### WORK REQUIRED
Without the pictures, output the lines of the material from the very first through the one that holds "var ink = '#222';".

──────────────────────────────

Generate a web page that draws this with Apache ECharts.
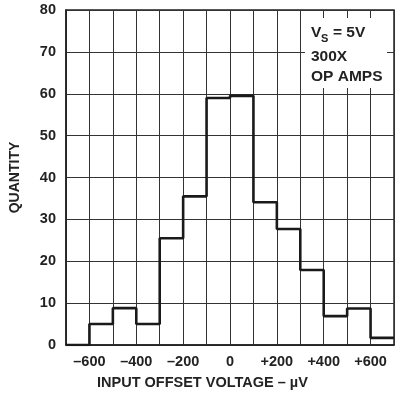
<!DOCTYPE html>
<html>
<head>
<meta charset="utf-8">
<script src="https://cdn.jsdelivr.net/npm/echarts@6/dist/echarts.min.js"></script>
<style>html,body{margin:0;padding:0;background:#fff;}#c{width:397px;height:393px;}</style>
</head>
<body>
<div id="c"></div>
<script>
// bin start (µV), bin width 100
var binStarts = [-700, -600, -500, -400, -300, -200, -100, 0, 100, 200, 300, 400, 500, 600];
var quantities = [0, 5, 8.8, 5, 25.5, 35.5, 59, 59.5, 34.1, 27.7, 17.9, 6.9, 8.7, 1.7];
var binEnd = 700;
var yTicks = [0, 10, 20, 30, 40, 50, 60, 70, 80];
var xLabelValues = [-600, -400, -200, 0, 200, 400, 600];
var annotationLines = ['300X', 'OP AMPS'];

var data = binStarts.map(function (x, i) { return [x, quantities[i]]; });
data.push([binEnd, quantities[quantities.length - 1]]);

var font = '"Liberation Sans", Arial, sans-serif';
var ink = '#222';

var chart = echarts.init(document.getElementById('c'), null, {renderer: 'canvas'});
chart.setOption({
  animation: false,
  grid: {left: 65, top: 10, width: 336, height: 335, show: true, borderColor: ink, borderWidth: 1.5, backgroundColor: 'transparent'},
  xAxis: {
    type: 'value', min: -700, max: 700, interval: 100,
    axisLine: {show: true, onZero: false, lineStyle: {color: ink, width: 1.5}},
    axisTick: {show: false},
    splitLine: {show: true, lineStyle: {color: '#333', width: 1}},
    axisLabel: {
      margin: 9, color: ink, fontFamily: font, fontWeight: 'bold', fontSize: 14.5,
      formatter: function (v) {
        if (xLabelValues.indexOf(v) < 0) return '';
        if (v < 0) return '\u2013' + Math.abs(v);
        if (v > 0) return '+' + v;
        return '0';
      }
    }
  },
  yAxis: {
    type: 'value', min: 0, max: 80, interval: 10,
    name: 'QUANTITY', nameLocation: 'middle', nameGap: 44,
    nameTextStyle: {color: ink, fontFamily: font, fontWeight: 'bold', fontSize: 14},
    axisLine: {show: true, onZero: false, lineStyle: {color: ink, width: 1.5}},
    axisTick: {show: false},
    splitLine: {show: true, lineStyle: {color: '#333', width: 1}},
    axisLabel: {
      margin: 10, color: ink, fontFamily: font, fontWeight: 'bold', fontSize: 14.5,
      formatter: function (v) { return yTicks.indexOf(v) >= 0 ? String(v) : ''; }
    }
  },
  series: [{
    type: 'line', step: 'end', data: data, symbol: 'none',
    lineStyle: {color: '#1a1a1a', width: 2.6}, z: 5
  }],
  graphic: [
    {type: 'text', left: 97, top: 375, style: {text: 'INPUT OFFSET VOLTAGE \u2013 \u00b5V', fill: ink, font: 'bold 14.5px ' + font}, z: 10},
    {type: 'rect', shape: {x: 305, y: 18, width: 82, height: 70}, style: {fill: '#fff'}, z: 20},
    {type: 'text', x: 311, y: 25, style: {text: 'V', fill: ink, font: 'bold 15.5px ' + font}, z: 21},
    {type: 'text', x: 321, y: 33, style: {text: 'S', fill: ink, font: 'bold 11px ' + font}, z: 21},
    {type: 'text', x: 333, y: 25, style: {text: '= 5V', fill: ink, font: 'bold 15.5px ' + font}, z: 21},
    {type: 'text', x: 311, y: 49, style: {text: annotationLines[0], fill: ink, font: 'bold 15.5px ' + font}, z: 21},
    {type: 'text', x: 311, y: 69, style: {text: annotationLines[1], fill: ink, font: 'bold 15.5px ' + font}, z: 21}
  ]
});
</script>
</body>
</html>
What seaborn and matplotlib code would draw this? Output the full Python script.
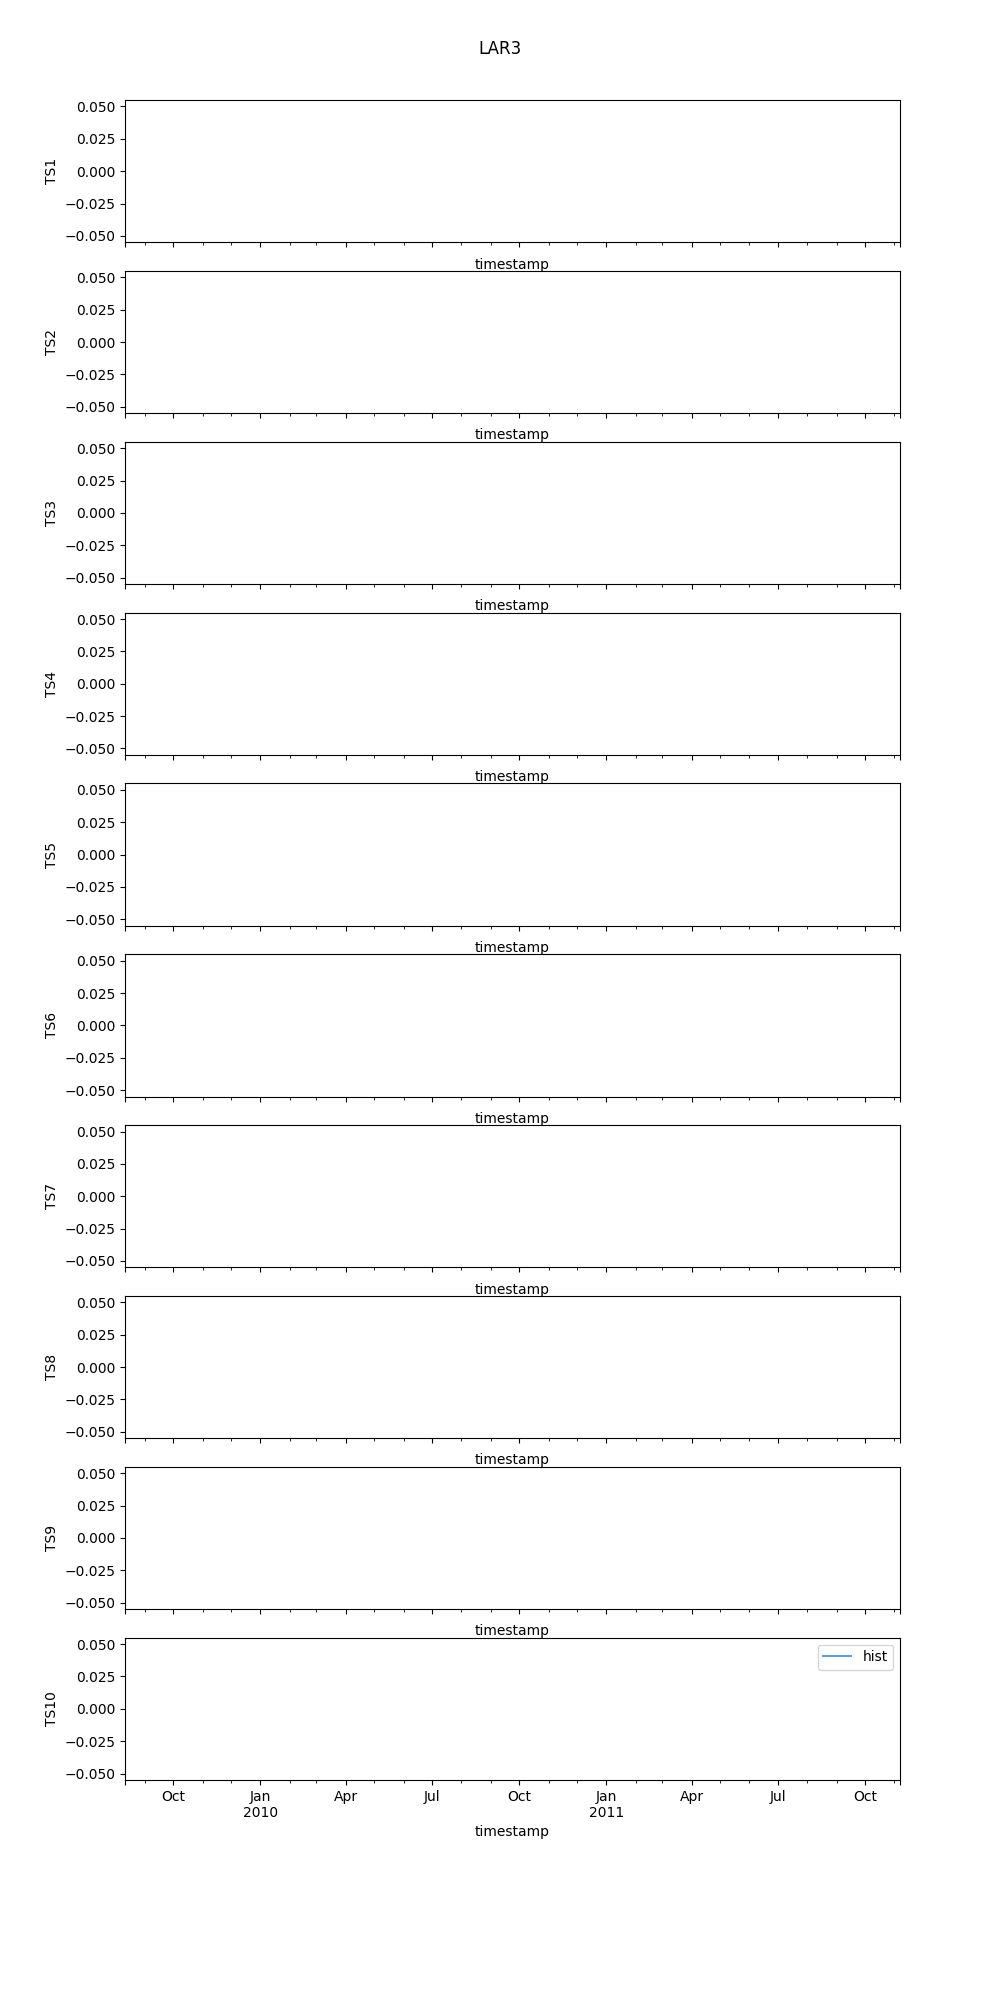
import numpy as np
import pandas as pd
import seaborn as sns
import matplotlib
matplotlib.use("Agg")
import matplotlib.pyplot as plt
import matplotlib.dates as mdates
from matplotlib.lines import Line2D

# dados: as séries estão vazias (sem valores visíveis)
nomes_series = ["TS1", "TS2", "TS3", "TS4", "TS5", "TS6", "TS7", "TS8", "TS9", "TS10"]
timestamps = ["2009-08-11", "2011-11-07"]
valores_hist = [np.nan, np.nan]

ticks_trimestre = ["2009-10-01", "2010-01-01", "2010-04-01", "2010-07-01", "2010-10-01",
                   "2011-01-01", "2011-04-01", "2011-07-01", "2011-10-01"]
labels_trimestre = ["Oct", "Jan\n2010", "Apr", "Jul", "Oct", "Jan\n2011", "Apr", "Jul", "Oct"]

limites_y = (-0.055, 0.055)
cor_hist = "#1f77b4"

datas = pd.to_datetime(timestamps)
df = pd.DataFrame({"timestamp": datas})
for nome in nomes_series:
    df[nome] = valores_hist

fig, axes = plt.subplots(len(nomes_series), 1, figsize=(10, 20))
fig.subplots_adjust(top=0.95)
fig.suptitle("LAR3")

x_min, x_max = datas.min(), datas.max()
ticks_maiores = [x_min] + list(pd.to_datetime(ticks_trimestre)) + [x_max]
labels_maiores = [""] + labels_trimestre + [""]

for i, (ax, nome) in enumerate(zip(axes, nomes_series)):
    ultimo = i == len(nomes_series) - 1
    try:
        sns.lineplot(data=df, x="timestamp", y=nome, ax=ax, color=cor_hist, alpha=0.7,
                     label="hist" if ultimo else None, legend=False)
    except Exception:
        ax.plot(df["timestamp"], df[nome], color=cor_hist, alpha=0.7)

    ax.set_xlim(x_min, x_max)
    ax.set_ylim(*limites_y)
    ax.xaxis.set_major_locator(matplotlib.ticker.FixedLocator(mdates.date2num(ticks_maiores)))
    ax.xaxis.set_major_formatter(matplotlib.ticker.FixedFormatter(labels_maiores))
    ax.xaxis.set_minor_locator(mdates.MonthLocator())
    ax.xaxis.set_minor_formatter(matplotlib.ticker.NullFormatter())
    ax.set_ylabel(nome)
    if not ultimo:
        # rótulos ocultos, mas o espaço do pad continua como no original
        ax.tick_params(axis="x", labelbottom=False)
        ax.set_xlabel("timestamp", labelpad=5.5)
    else:
        ax.set_xlabel("timestamp")
        for lbl in ax.get_xticklabels():
            lbl.set_rotation(0)
            lbl.set_ha("center")
        ax.legend(handles=[Line2D([], [], color=cor_hist, alpha=0.7, label="hist")],
                  loc="upper right")

fig.savefig("out.png", dpi=100)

──────────────────────────────

### WRITTEN ANSWER
Generate a web page that draws this with Apache ECharts.
<!DOCTYPE html>
<html>
<head>
<meta charset="utf-8">
<script src="https://cdn.jsdelivr.net/npm/echarts@6/dist/echarts.min.js"></script>
<style>html,body{margin:0;padding:0;background:#fff;}#c{width:397px;height:393px;}</style>
</head>
<body>
<div id="c"></div>
<script>
// bin start (µV), bin width 100
var binStarts = [-700, -600, -500, -400, -300, -200, -100, 0, 100, 200, 300, 400, 500, 600];
var quantities = [0, 5, 8.8, 5, 25.5, 35.5, 59, 59.5, 34.1, 27.7, 17.9, 6.9, 8.7, 1.7];
var binEnd = 700;
var yTicks = [0, 10, 20, 30, 40, 50, 60, 70, 80];
var xLabelValues = [-600, -400, -200, 0, 200, 400, 600];
var annotationLines = ['300X', 'OP AMPS'];

var data = binStarts.map(function (x, i) { return [x, quantities[i]]; });
data.push([binEnd, quantities[quantities.length - 1]]);

var font = '"Liberation Sans", Arial, sans-serif';
var ink = '#222';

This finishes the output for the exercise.